# [Description of the task]
Begin at the top of the entries below and write out every line through the one containing "8.0, 7.0, 7.5, 10.0, 11.7, 10.7, 9.2, 2.3, 1.2, 0.2, 0]", excluding pictures.
==== Records for the exercise
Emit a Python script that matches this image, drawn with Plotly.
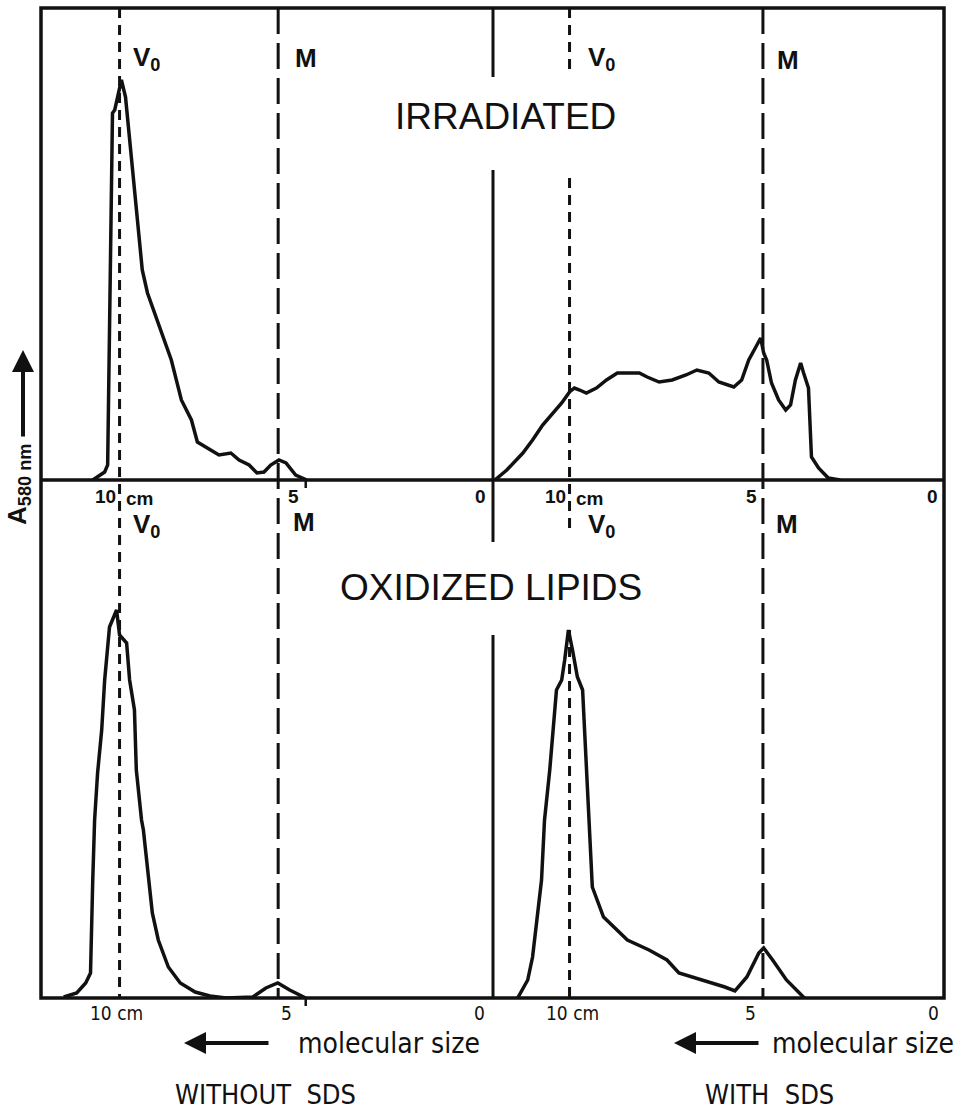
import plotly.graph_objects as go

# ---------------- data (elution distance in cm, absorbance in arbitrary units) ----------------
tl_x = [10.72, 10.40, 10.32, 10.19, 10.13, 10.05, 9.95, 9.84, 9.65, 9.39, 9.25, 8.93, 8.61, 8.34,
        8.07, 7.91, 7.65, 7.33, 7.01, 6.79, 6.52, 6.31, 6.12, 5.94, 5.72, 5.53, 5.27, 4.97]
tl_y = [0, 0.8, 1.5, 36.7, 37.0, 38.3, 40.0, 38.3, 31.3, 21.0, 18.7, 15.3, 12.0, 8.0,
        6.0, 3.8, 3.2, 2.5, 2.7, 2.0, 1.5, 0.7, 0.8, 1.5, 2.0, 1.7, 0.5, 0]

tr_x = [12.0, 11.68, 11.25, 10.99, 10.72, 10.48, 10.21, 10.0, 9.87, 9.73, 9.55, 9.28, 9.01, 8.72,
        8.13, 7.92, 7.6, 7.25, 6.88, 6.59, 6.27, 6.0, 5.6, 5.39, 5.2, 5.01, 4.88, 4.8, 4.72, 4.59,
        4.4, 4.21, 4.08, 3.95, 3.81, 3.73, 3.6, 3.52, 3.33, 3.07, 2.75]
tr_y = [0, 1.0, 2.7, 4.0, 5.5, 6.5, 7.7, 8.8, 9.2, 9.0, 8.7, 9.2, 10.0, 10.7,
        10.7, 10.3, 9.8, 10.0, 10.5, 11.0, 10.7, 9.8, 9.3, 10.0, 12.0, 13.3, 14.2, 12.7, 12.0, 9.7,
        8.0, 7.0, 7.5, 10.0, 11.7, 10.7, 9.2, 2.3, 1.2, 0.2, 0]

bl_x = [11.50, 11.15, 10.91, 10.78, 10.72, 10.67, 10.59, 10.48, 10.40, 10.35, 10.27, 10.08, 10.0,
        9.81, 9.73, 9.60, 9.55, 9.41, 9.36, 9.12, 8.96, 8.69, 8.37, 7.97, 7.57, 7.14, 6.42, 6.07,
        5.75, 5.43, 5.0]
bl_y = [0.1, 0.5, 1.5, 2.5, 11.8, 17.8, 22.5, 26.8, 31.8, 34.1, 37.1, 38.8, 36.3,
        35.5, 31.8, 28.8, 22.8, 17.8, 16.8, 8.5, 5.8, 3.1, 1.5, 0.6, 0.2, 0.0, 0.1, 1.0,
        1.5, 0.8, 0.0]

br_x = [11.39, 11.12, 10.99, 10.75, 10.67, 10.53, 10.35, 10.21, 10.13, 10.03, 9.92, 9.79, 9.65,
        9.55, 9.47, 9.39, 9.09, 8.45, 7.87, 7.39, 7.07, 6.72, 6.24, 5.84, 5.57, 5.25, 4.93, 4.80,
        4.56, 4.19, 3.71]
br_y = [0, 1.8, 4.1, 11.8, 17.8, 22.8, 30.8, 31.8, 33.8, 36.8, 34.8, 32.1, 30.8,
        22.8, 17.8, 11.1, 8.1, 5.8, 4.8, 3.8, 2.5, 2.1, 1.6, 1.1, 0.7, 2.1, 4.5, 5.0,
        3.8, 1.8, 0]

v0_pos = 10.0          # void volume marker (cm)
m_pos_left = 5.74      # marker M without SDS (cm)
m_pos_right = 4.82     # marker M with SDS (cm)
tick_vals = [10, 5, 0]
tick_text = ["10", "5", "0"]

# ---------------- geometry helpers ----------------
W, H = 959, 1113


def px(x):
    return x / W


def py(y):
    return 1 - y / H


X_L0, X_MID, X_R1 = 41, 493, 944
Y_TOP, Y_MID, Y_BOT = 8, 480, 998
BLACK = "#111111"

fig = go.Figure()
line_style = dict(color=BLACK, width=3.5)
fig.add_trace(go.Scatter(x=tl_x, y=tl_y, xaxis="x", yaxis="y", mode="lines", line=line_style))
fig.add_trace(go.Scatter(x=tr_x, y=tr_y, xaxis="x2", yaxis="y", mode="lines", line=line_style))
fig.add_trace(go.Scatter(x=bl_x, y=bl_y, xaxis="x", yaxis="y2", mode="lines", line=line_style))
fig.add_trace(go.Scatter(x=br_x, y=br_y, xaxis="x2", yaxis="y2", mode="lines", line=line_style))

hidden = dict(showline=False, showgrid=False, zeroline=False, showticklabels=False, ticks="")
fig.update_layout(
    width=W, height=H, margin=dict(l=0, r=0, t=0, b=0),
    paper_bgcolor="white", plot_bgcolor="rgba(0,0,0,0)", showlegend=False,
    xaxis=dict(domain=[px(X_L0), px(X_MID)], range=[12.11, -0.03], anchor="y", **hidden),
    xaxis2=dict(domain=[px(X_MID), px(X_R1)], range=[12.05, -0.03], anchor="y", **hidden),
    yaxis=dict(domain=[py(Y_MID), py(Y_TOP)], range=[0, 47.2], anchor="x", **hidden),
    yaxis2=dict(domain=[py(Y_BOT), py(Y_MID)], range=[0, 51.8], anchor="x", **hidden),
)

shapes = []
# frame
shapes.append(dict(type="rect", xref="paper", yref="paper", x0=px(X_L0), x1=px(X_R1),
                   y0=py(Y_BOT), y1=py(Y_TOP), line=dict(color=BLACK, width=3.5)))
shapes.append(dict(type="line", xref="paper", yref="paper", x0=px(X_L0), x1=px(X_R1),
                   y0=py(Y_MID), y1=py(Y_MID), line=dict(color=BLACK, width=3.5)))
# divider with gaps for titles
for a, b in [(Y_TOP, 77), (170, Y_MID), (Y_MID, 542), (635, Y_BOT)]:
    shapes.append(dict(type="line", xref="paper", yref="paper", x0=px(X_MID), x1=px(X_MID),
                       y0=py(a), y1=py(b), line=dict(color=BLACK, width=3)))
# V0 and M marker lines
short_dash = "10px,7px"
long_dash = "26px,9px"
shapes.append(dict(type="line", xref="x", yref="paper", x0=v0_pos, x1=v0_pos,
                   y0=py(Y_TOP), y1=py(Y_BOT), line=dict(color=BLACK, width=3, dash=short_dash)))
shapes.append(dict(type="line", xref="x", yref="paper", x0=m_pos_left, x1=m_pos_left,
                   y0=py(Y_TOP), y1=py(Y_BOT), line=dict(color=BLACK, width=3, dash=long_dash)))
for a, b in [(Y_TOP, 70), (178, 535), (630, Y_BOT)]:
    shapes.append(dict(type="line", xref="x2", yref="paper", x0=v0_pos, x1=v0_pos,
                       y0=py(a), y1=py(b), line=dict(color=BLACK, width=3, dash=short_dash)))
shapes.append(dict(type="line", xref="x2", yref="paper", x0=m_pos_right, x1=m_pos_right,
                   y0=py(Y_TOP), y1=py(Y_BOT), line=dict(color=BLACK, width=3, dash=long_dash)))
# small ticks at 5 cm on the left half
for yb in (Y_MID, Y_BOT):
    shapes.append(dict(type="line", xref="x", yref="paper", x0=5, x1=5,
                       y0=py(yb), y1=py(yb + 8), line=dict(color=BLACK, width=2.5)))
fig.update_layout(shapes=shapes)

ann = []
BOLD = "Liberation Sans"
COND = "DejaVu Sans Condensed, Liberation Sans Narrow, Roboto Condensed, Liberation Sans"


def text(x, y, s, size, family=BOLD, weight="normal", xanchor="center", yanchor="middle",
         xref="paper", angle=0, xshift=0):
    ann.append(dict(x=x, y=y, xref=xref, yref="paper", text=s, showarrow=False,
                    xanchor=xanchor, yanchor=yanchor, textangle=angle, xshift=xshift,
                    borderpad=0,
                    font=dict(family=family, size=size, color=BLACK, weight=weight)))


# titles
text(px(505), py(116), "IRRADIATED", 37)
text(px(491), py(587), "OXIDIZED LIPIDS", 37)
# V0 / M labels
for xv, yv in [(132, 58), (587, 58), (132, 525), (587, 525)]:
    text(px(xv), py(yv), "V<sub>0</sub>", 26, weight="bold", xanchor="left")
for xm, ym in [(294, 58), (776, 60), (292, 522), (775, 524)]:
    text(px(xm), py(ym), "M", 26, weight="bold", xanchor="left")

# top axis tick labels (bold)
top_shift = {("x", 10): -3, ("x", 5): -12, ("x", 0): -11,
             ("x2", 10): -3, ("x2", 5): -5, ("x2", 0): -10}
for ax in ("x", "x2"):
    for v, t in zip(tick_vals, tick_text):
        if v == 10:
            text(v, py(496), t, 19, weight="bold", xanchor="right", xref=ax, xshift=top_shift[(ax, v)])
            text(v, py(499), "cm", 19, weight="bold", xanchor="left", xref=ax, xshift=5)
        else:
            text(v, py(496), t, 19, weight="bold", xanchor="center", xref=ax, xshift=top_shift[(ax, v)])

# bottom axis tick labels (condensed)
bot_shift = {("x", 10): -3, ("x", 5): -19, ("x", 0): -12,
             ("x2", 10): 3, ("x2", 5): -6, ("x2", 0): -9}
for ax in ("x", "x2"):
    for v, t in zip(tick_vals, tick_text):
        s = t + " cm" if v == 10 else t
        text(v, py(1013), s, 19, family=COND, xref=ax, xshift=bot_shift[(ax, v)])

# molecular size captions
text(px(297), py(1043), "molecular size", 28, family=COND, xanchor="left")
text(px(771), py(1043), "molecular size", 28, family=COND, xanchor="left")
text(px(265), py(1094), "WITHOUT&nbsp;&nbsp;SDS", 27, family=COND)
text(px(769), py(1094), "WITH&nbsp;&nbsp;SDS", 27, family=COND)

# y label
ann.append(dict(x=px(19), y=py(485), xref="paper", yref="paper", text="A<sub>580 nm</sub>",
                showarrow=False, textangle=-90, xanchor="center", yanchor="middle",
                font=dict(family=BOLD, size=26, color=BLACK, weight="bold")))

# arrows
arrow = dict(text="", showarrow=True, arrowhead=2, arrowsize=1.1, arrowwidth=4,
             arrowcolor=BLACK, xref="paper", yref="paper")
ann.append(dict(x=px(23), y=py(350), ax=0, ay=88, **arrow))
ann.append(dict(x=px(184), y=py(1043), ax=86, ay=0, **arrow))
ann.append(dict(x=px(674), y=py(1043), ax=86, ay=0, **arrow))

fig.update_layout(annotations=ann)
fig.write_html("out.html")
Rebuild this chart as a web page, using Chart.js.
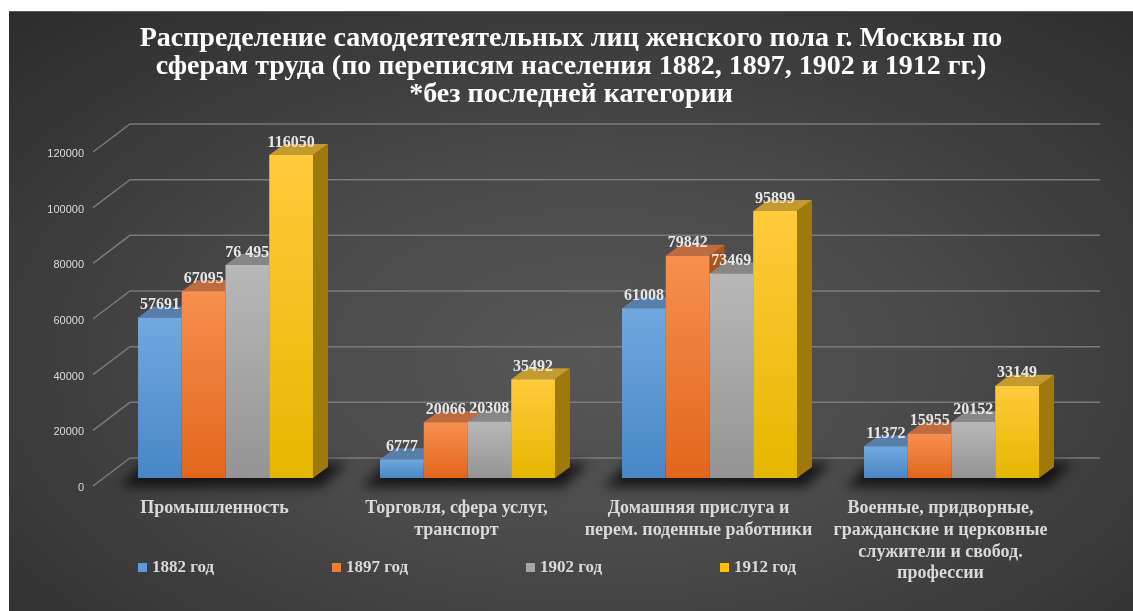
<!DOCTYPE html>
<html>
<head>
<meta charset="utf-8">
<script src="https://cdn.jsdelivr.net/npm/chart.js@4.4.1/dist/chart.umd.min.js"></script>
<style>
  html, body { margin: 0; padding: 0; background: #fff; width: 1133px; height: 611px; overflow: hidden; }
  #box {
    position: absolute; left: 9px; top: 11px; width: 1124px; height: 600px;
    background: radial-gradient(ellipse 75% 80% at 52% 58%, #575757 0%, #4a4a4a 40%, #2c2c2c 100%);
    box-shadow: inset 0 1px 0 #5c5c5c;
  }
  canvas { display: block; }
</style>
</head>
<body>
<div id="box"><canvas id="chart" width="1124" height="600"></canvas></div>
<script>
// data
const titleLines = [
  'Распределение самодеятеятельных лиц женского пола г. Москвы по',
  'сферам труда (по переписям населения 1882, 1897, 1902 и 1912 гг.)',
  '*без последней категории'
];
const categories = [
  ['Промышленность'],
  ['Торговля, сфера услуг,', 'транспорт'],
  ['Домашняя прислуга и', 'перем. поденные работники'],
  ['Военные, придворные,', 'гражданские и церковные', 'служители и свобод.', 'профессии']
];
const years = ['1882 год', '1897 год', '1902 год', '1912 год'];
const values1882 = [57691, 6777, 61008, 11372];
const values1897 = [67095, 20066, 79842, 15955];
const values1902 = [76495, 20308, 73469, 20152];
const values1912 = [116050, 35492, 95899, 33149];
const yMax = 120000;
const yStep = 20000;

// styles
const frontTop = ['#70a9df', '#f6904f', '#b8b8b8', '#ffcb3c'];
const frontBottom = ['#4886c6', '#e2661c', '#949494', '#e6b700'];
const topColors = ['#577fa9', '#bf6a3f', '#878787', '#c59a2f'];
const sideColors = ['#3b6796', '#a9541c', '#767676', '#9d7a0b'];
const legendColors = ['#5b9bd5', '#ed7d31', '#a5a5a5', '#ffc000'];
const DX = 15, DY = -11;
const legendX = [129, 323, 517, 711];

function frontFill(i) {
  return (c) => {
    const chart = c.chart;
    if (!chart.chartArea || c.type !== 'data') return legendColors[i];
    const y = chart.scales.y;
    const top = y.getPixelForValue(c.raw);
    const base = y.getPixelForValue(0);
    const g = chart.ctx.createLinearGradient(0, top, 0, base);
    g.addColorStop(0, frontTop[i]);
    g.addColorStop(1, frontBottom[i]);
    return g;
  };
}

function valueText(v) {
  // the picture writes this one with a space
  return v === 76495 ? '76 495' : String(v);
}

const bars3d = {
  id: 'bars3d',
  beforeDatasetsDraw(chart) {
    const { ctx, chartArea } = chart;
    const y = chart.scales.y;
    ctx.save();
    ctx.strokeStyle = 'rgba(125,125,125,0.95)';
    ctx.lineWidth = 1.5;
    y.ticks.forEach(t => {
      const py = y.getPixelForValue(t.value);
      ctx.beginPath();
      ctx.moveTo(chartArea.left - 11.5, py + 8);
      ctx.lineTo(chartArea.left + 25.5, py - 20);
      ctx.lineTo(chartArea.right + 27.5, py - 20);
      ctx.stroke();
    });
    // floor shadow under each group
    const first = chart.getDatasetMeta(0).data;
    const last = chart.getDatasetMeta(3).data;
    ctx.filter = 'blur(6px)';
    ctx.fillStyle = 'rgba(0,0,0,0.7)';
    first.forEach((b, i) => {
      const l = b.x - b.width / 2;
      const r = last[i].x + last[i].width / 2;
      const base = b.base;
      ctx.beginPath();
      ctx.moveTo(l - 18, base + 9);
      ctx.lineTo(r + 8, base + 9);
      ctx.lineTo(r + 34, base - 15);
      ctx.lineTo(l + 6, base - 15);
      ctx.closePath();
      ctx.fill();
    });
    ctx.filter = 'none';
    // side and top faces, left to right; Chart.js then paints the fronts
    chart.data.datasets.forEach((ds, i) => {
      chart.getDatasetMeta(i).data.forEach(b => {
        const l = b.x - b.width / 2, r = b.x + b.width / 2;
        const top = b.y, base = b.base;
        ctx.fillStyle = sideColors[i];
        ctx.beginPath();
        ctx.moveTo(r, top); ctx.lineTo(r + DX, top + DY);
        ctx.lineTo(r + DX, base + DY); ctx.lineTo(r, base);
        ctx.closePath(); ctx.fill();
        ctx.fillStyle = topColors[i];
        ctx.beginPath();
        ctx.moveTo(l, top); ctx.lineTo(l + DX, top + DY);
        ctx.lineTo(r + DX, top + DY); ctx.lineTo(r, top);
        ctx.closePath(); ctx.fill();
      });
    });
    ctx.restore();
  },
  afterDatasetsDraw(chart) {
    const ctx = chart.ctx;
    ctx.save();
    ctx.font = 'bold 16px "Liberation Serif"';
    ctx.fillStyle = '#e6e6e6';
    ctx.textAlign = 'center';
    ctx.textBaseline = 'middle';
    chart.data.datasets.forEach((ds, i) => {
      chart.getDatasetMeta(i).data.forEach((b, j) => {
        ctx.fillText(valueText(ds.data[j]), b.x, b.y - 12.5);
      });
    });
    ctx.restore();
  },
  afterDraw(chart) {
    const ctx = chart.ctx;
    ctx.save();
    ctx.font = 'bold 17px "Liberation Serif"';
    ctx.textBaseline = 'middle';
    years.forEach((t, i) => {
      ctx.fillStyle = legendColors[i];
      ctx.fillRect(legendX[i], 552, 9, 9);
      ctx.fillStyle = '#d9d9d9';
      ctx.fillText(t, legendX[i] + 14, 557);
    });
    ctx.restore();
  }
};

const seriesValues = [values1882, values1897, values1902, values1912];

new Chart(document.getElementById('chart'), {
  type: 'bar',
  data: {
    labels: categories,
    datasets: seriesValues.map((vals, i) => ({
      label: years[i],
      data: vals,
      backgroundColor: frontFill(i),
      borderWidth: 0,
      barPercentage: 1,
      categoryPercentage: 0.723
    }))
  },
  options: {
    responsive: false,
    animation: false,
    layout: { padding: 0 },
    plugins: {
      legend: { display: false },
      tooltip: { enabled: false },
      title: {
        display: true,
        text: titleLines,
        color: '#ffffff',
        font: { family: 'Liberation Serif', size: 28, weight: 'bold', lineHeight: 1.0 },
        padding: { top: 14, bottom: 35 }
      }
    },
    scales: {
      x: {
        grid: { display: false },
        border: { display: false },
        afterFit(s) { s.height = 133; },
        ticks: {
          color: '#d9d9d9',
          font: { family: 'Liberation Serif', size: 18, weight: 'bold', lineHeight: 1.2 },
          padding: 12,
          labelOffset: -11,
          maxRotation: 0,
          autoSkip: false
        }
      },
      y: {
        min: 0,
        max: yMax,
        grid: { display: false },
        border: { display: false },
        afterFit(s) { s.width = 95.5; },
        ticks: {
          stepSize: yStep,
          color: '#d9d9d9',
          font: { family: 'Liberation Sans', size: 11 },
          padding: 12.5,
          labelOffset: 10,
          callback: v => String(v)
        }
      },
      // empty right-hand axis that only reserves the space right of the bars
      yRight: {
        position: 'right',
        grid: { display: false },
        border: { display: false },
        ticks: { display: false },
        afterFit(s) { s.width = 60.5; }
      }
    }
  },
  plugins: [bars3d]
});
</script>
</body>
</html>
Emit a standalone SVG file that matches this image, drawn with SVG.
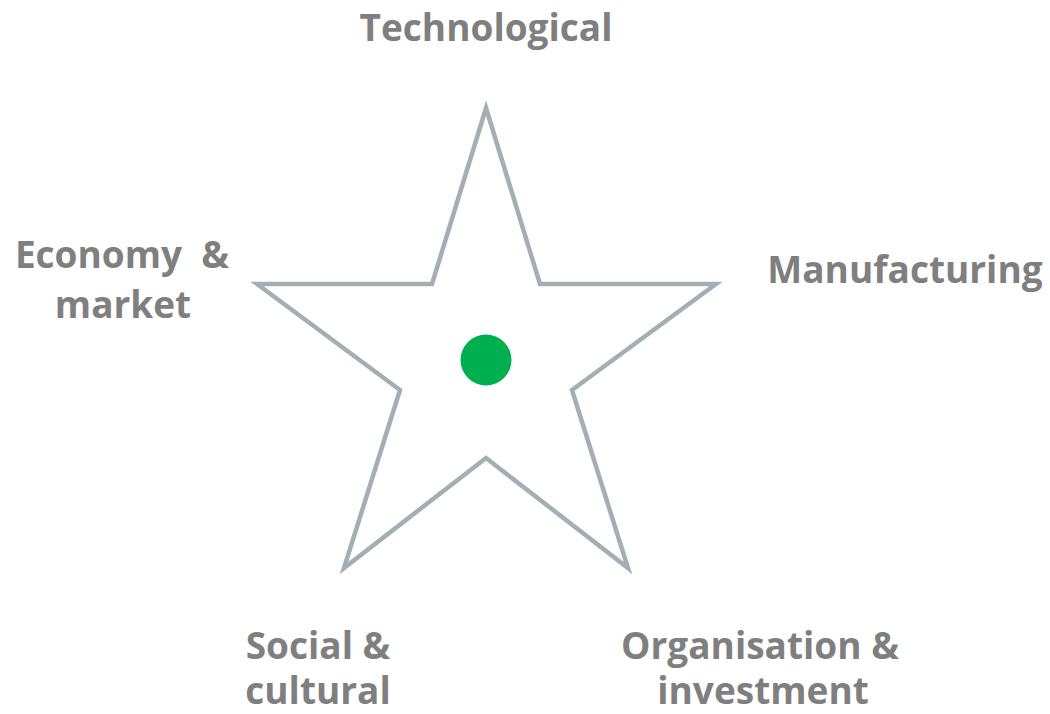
========
# [Problem solution]
Emit a Python script that matches this image, drawn with Plotly.
import plotly.graph_objects as go

# ---------------- data (elution distance in cm, absorbance in arbitrary units) ----------------
tl_x = [10.72, 10.40, 10.32, 10.19, 10.13, 10.05, 9.95, 9.84, 9.65, 9.39, 9.25, 8.93, 8.61, 8.34,
        8.07, 7.91, 7.65, 7.33, 7.01, 6.79, 6.52, 6.31, 6.12, 5.94, 5.72, 5.53, 5.27, 4.97]
tl_y = [0, 0.8, 1.5, 36.7, 37.0, 38.3, 40.0, 38.3, 31.3, 21.0, 18.7, 15.3, 12.0, 8.0,
        6.0, 3.8, 3.2, 2.5, 2.7, 2.0, 1.5, 0.7, 0.8, 1.5, 2.0, 1.7, 0.5, 0]

tr_x = [12.0, 11.68, 11.25, 10.99, 10.72, 10.48, 10.21, 10.0, 9.87, 9.73, 9.55, 9.28, 9.01, 8.72,
        8.13, 7.92, 7.6, 7.25, 6.88, 6.59, 6.27, 6.0, 5.6, 5.39, 5.2, 5.01, 4.88, 4.8, 4.72, 4.59,
        4.4, 4.21, 4.08, 3.95, 3.81, 3.73, 3.6, 3.52, 3.33, 3.07, 2.75]
tr_y = [0, 1.0, 2.7, 4.0, 5.5, 6.5, 7.7, 8.8, 9.2, 9.0, 8.7, 9.2, 10.0, 10.7,
        10.7, 10.3, 9.8, 10.0, 10.5, 11.0, 10.7, 9.8, 9.3, 10.0, 12.0, 13.3, 14.2, 12.7, 12.0, 9.7,
        8.0, 7.0, 7.5, 10.0, 11.7, 10.7, 9.2, 2.3, 1.2, 0.2, 0]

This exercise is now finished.